TIMELINE FOR PODCAST:
00:22:31 — Andy Lowe , Albemarle County’s Environmental Compliance Manager
01:02:15 — Ann Jurczyk , Virginia Outreach and Advocacy Manager for the Chesapeake Bay Foundation
By Brian Wheeler
Wednesday, August 10, 2011
The James River Green Building Council is thinking globally and acting locally. It held its first annual “state of the world” luncheon Tuesday with a focus on environmental initiatives in the Charlottesville-Albemarle County area.
Four speakers made presentations about local planning, energy conservation and the health of the Chesapeake Bay. These experts said a variety of local initiatives were aimed at addressing major environmental challenges facing the community, the region, and the planet.
“It’s important to know where we are, in order to plan for where we are going,” said Ben Hicks, co-chair of JRGBC’s program committee. “Part of the mission of the JRGBC is to promote and inspire the transformation to a sustainable built environment.”
Listen using player above or download the podcast : Download 20110809-JRGBC-luncheon
The council’s monthly luncheons attract building owners, building professionals and product manufacturers representing a variety of specialties.
“It’s important for these folks to get a big picture every once in a while,” Hicks added. “A lot of these folks in their offices are working on one particular thing, and to see everything come together and understand where the community is now, we can know how to improve it.”
Amanda Burbage, a staff planner at the Thomas Jefferson Planning District Commission , shared an overview of the Livable Communities Project . Last year, the TJPDC received a $1 million grant from the U.S. Department of Housing and Urban Development in part to help Charlottesville and Albemarle County update their comprehensive plans.
Burbage said one of the key grant products, a performance measurement system, was under development and still receiving public feedback. She said it will allow the community to benchmark its performance on 67 different indicators.
“This system was actually developed by a group of graduate students from the University of Virginia in the Urban and Environmental Planning Program,” Burbage said. “They did research on other communities that are tracking sustainability and looked at the things communities evaluate.”

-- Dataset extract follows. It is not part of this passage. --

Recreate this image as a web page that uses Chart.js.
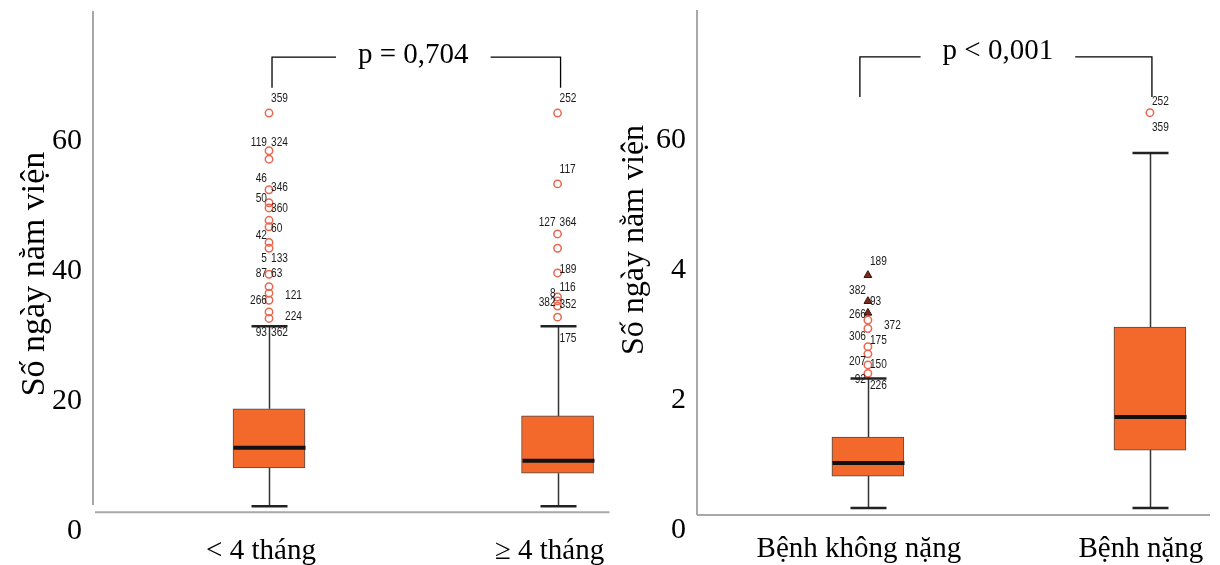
<!DOCTYPE html>
<html><head><meta charset="utf-8">
<script src="https://cdn.jsdelivr.net/npm/chart.js@4.4.1/dist/chart.umd.min.js"></script>
<style>
html,body{margin:0;padding:0;background:#fff;}
#wrap{position:relative;width:1220px;height:565px;overflow:hidden;}
#c1{position:absolute;left:0;top:0;}
#c2{position:absolute;left:615px;top:0;}
</style></head><body>
<div id="wrap"><canvas id="c1"></canvas><canvas id="c2"></canvas></div>
<script>
// ---------------- DATA ----------------
const categoriesAge = ["< 4 tháng", "≥ 4 tháng"];
const categoriesSeverity = ["Bệnh không nặng", "Bệnh nặng"];
const yTickValues = [0, 20, 40, 60];
const yTickLabelsAge = ["0", "20", "40", "60"];
const yTickLabelsSeverity = ["0", "2", "4", "60"];
const yAxisTitle = "Số ngày nằm viện";
const pValueAge = "p = 0,704";
const pValueSeverity = "p < 0,001";

// box statistics: [lower whisker, Q1, median, Q3, upper whisker]
const boxAgeUnder4 = [3.8, 9.7, 12.8, 18.8, 31.5];
const boxAgeOver4 = [3.8, 8.9, 10.8, 17.7, 31.5];
const boxNotSevere = [3.4, 8.3, 10.3, 14.3, 23.3];
const boxSevere = [3.4, 12.3, 17.4, 31.2, 58.0];

// outliers (circles) and extremes (triangles)
const outliersAgeUnder4 = [64.3, 58.5, 57.2, 52.5, 50.5, 49.7, 47.8, 46.8, 44.4, 43.5, 39.5, 37.6, 36.6, 35.5, 33.7, 32.7];
const outliersAgeOver4 = [64.3, 53.4, 45.7, 43.5, 39.7, 36.0, 35.4, 34.6, 32.9];
const outliersNotSevere = [32.3, 31.0, 28.2, 27.1, 25.4, 24.1];
const extremesNotSevere = [39.2, 35.2, 33.4];
const outliersSevere = [64.2];

// case-number labels: [text, value, side] side: -1 left, 1 right, 2 far right
const caseLabelsAgeUnder4 = [["359",66.6,1],["119",59.8,-1],["324",59.8,1],["46",54.3,-1],["346",52.8,1],["50",51.2,-1],["360",49.7,1],["60",46.5,1],["42",45.5,-1],["5",42.0,-1],["133",42.0,1],["87",39.7,-1],["63",39.7,1],["121",36.3,2],["266",35.4,-1],["224",33.0,2],["93",30.6,-1],["362",30.6,1]];
const caseLabelsAgeOver4 = [["252",66.6,1],["117",55.7,1],["127",47.4,-1],["364",47.4,1],["189",40.3,1],["8",36.6,-1],["116",37.4,1],["382",35.1,-1],["352",34.8,1],["175",29.7,1]];
const caseLabelsNotSevere = [["189",41.3,1],["382",36.9,-1],["93",35.2,1],["266",33.1,-1],["372",31.4,2],["306",29.8,-1],["175",29.1,1],["207",25.9,-1],["150",25.4,1],["92",23.2,-1],["226",22.3,1]];
const caseLabelsSevere = [["252",66.0,1],["359",62.0,1]];

// ---------------- STYLE ----------------
const SERIF = '"Liberation Serif", "Times New Roman", serif';
const SANS = '"Liberation Sans", Arial, sans-serif';
const BOX_FILL = '#F2692B';
const OUTLIER_COLOR = '#E8674F';
const EXTREME_COLOR = '#7A2A1C';
const AXIS_COLOR = '#A8A8A8';
const LABEL_SQUEEZE = 0.78;

function makeExtras(cfg) {
  return {
    id: 'extras',
    beforeDatasetsDraw(chart) {
      const {ctx} = chart; const x = chart.scales.x, y = chart.scales.y;
      ctx.save();
      ctx.strokeStyle = '#333'; ctx.lineWidth = 1.5;
      cfg.boxes.forEach((b, i) => {
        const cx = Math.round(x.getPixelForValue(i + 1)) + 0.5;
        ctx.beginPath();
        ctx.moveTo(cx, y.getPixelForValue(b[0])); ctx.lineTo(cx, y.getPixelForValue(b[1]));
        ctx.moveTo(cx, y.getPixelForValue(b[3])); ctx.lineTo(cx, y.getPixelForValue(b[4]));
        ctx.stroke();
      });
      ctx.restore();
    },
    afterDatasetsDraw(chart) {
      const {ctx} = chart; const x = chart.scales.x, y = chart.scales.y;
      const bars = chart.getDatasetMeta(0).data;
      ctx.save();
      cfg.boxes.forEach((b, i) => {
        const cx = Math.round(x.getPixelForValue(i + 1)) + 0.5;
        const hw = bars[i].width / 2;
        ctx.strokeStyle = '#111'; ctx.lineWidth = 4;
        const my = y.getPixelForValue(b[2]);
        ctx.beginPath(); ctx.moveTo(cx - hw, my); ctx.lineTo(cx + hw, my); ctx.stroke();
        ctx.strokeStyle = '#222'; ctx.lineWidth = 2.5;
        [b[0], b[4]].forEach(v => {
          const py = y.getPixelForValue(v);
          ctx.beginPath(); ctx.moveTo(cx - hw / 2, py); ctx.lineTo(cx + hw / 2, py); ctx.stroke();
        });
      });
      // case labels (condensed sans)
      ctx.font = '13px ' + SANS; ctx.fillStyle = '#1a1a1a'; ctx.textBaseline = 'middle';
      cfg.caseLabels.forEach((list, i) => {
        const cx = x.getPixelForValue(i + 1);
        list.forEach(([t, v, side]) => {
          const py = y.getPixelForValue(v);
          const w = ctx.measureText(t).width * LABEL_SQUEEZE;
          const left = side < 0 ? cx - 2 - w : cx + (side === 2 ? 16 : 2);
          ctx.save();
          ctx.translate(left, py);
          ctx.scale(LABEL_SQUEEZE, 1);
          ctx.textAlign = 'left';
          ctx.fillText(t, 0, 0);
          ctx.restore();
        });
      });
      ctx.restore();
    },
    afterDraw(chart) {
      const {ctx, chartArea: ca} = chart; const x = chart.scales.x, y = chart.scales.y;
      ctx.save();
      // axes
      ctx.strokeStyle = AXIS_COLOR; ctx.lineWidth = 2;
      const baseY = y.getPixelForValue(cfg.axisBase);
      ctx.beginPath();
      ctx.moveTo(ca.left, ca.top); ctx.lineTo(ca.left, y.getPixelForValue(cfg.axisStop));
      ctx.moveTo(ca.left + cfg.axisGap, baseY); ctx.lineTo(ca.right, baseY);
      ctx.stroke();
      // bracket
      const br = cfg.bracket;
      const x1 = x.getPixelForValue(1) + br.dx1, x2 = x.getPixelForValue(2) + br.dx2;
      const yt = y.getPixelForValue(br.top), yb = y.getPixelForValue(br.bottom);
      ctx.font = br.size + 'px ' + SERIF;
      const tw = ctx.measureText(br.text).width;
      const mid = (x1 + x2) / 2 + br.textShift;
      ctx.strokeStyle = '#000'; ctx.lineWidth = 1.3;
      ctx.beginPath();
      ctx.moveTo(x1, yb); ctx.lineTo(x1, yt); ctx.lineTo(mid - tw / 2 - br.gap, yt);
      ctx.moveTo(mid + tw / 2 + br.gap, yt); ctx.lineTo(x2, yt); ctx.lineTo(x2, yb);
      ctx.stroke();
      ctx.fillStyle = '#000'; ctx.textAlign = 'center'; ctx.textBaseline = 'middle';
      ctx.fillText(br.text, mid, yt + br.textDy);
      // y title
      ctx.translate(cfg.title.x, cfg.title.y);
      ctx.rotate(-Math.PI / 2);
      ctx.font = cfg.title.size + 'px ' + SERIF;
      ctx.fillText(yAxisTitle, 0, 0);
      ctx.restore();
    }
  };
}

function makeChart(id, w, opts) {
  const cv = document.getElementById(id);
  cv.width = w; cv.height = 565; cv.style.width = w + 'px'; cv.style.height = '565px';
  const datasets = [{
    type: 'bar',
    data: opts.boxes.map((b, i) => ({x: i + 1, y: [b[1], b[3]]})),
    backgroundColor: BOX_FILL, borderColor: '#4a4a4a', borderWidth: 1, borderSkipped: false,
    barThickness: 72, order: 2
  }];
  opts.outliers.forEach((arr, i) => {
    datasets.push({
      type: 'scatter', data: arr.map(v => ({x: i + 1, y: v})),
      pointStyle: 'circle', pointRadius: 3.7, pointBorderWidth: 1.5,
      pointBorderColor: OUTLIER_COLOR, pointBackgroundColor: 'rgba(255,255,255,0)', order: 1
    });
  });
  opts.extremes.forEach((arr, i) => {
    datasets.push({
      type: 'scatter', data: arr.map(v => ({x: i + 1, y: v})),
      pointStyle: 'triangle', pointRadius: 4.5, pointBorderWidth: 1,
      pointBorderColor: '#3a1208', pointBackgroundColor: EXTREME_COLOR, order: 1
    });
  });
  const noPad = s => { s.paddingTop = 0; s.paddingBottom = 0; s.paddingLeft = 0; s.paddingRight = 0; };
  return new Chart(cv, {
    type: 'bar',
    data: {datasets},
    options: {
      responsive: false, animation: false, devicePixelRatio: 1,
      layout: {padding: {top: opts.padTop, right: opts.padRight, left: 0, bottom: 0}},
      plugins: {legend: {display: false}, tooltip: {enabled: false}},
      scales: {
        x: {
          type: 'linear', min: opts.xMin, max: opts.xMax, offset: false,
          grid: {display: false}, border: {display: false},
          afterBuildTicks: s => { s.ticks = [{value: 1}, {value: 2}]; },
          afterFit: s => { s.height = opts.xHeight; noPad(s); },
          ticks: {
            autoSkip: false, maxRotation: 0, padding: opts.xPad, labelOffset: opts.labelOffset,
            color: '#000', font: {family: SERIF, size: 29},
            callback: (v, i) => opts.categories[i]
          }
        },
        y: {
          type: 'linear', min: 0, max: 80,
          grid: {display: false}, border: {display: false},
          afterBuildTicks: s => { s.ticks = yTickValues.map(v => ({value: v})); },
          afterFit: s => { s.width = opts.yWidth; noPad(s); },
          ticks: {
            padding: 3, color: '#000', font: {family: SERIF, size: 30},
            callback: (v, i) => opts.tickLabels[i]
          }
        }
      }
    },
    plugins: [makeExtras(opts)]
  });
}

makeChart('c1', 615, {
  categories: categoriesAge, tickLabels: yTickLabelsAge,
  boxes: [boxAgeUnder4, boxAgeOver4],
  outliers: [outliersAgeUnder4, outliersAgeOver4], extremes: [],
  caseLabels: [caseLabelsAgeUnder4, caseLabelsAgeOver4],
  xMin: 0.39, xMax: 2.18, padTop: 11, padRight: 3, xHeight: 34, yWidth: 93, xPad: -5, labelOffset: -8,
  axisBase: 2.9, axisStop: 4.0, axisGap: 2,
  bracket: {text: pValueAge, top: 72.9, bottom: 68.2, dx1: 3, dx2: 3, gap: 22, size: 29, textShift: -3, textDy: -2},
  title: {x: 35, y: 274, size: 34}
});
makeChart('c2', 605, {
  categories: categoriesSeverity, tickLabels: yTickLabelsSeverity,
  boxes: [boxNotSevere, boxSevere],
  outliers: [outliersNotSevere, outliersSevere], extremes: [extremesNotSevere, []],
  caseLabels: [caseLabelsNotSevere, caseLabelsSevere],
  xMin: 0.394, xMax: 2.213, padTop: 10, padRight: 10, xHeight: 35, yWidth: 82, xPad: -6, labelOffset: -9,
  axisBase: 2.3, axisStop: 2.3, axisGap: 0,
  bracket: {text: pValueSeverity, top: 72.8, bottom: 66.6, dx1: -8, dx2: 2, gap: 22, size: 29, textShift: -8, textDy: -5},
  title: {x: 20, y: 240, size: 32}
});
</script>
</body></html>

Burbage said six system areas were identified: natural resources; housing; transportation; neighborhoods; economy; and infrastructure. Indicators and metrics were identified within each area.
“Every single indicator is linked to goals that are in both the city and county comprehensive plans,” Burbage added.
Andy Lowe, Albemarle’s environmental compliance manager, described efforts by local government to manage energy usage. He said the short-term goal was to reduce energy consumption by 30 percent from a 2005 baseline by next year.
“To date, with our July  bills, our overall reduction is 23.5 percent,” Lowe said. “The combined electrical usage for our three main facilities…[saw] about a 1 million kilowatt reduction, thus avoiding costs of about $75,000, so the results are definitely coming.”
Lowe acknowledged that the city and county government operations produced a mere 4 percent of local greenhouse gas emissions. Overall community emissions have been targeted by both the Albemarle Supervisors and Charlottesville City Council to be reduced by 80% by the year 2050 to mitigate human impacts on global warming.
The Local Energy Alliance Program is a nonprofit organization working to retrofit residential and commercial buildings with energy efficient technologies.
“Buildings account for 54 percent of the greenhouse gas emissions from our local community,” said LEAP director Cynthia Adams. “If you are looking at this from a climate lens, that’s the important take away with respect to energy efficiency.”
“Thus far we have over 300 homeowners that have signed up to participate in our program, 255 of which have either completed their retrofit or are in process,” Adams said.
Ann Jurczyk, an advocacy manager for the Chesapeake Bay Foundation, told the audience that the Chesapeake Bay’s health was improving slightly, but that it still didn’t have a passing grade.
“Agriculture has done a pretty good job of reducing nitrogen and phosphorous,” said Jurczyk. “Where we’ve got a serious problem still is in storm water. …With a low impact design, everything that you do on the land ultimately can have a positive impact on the bay.”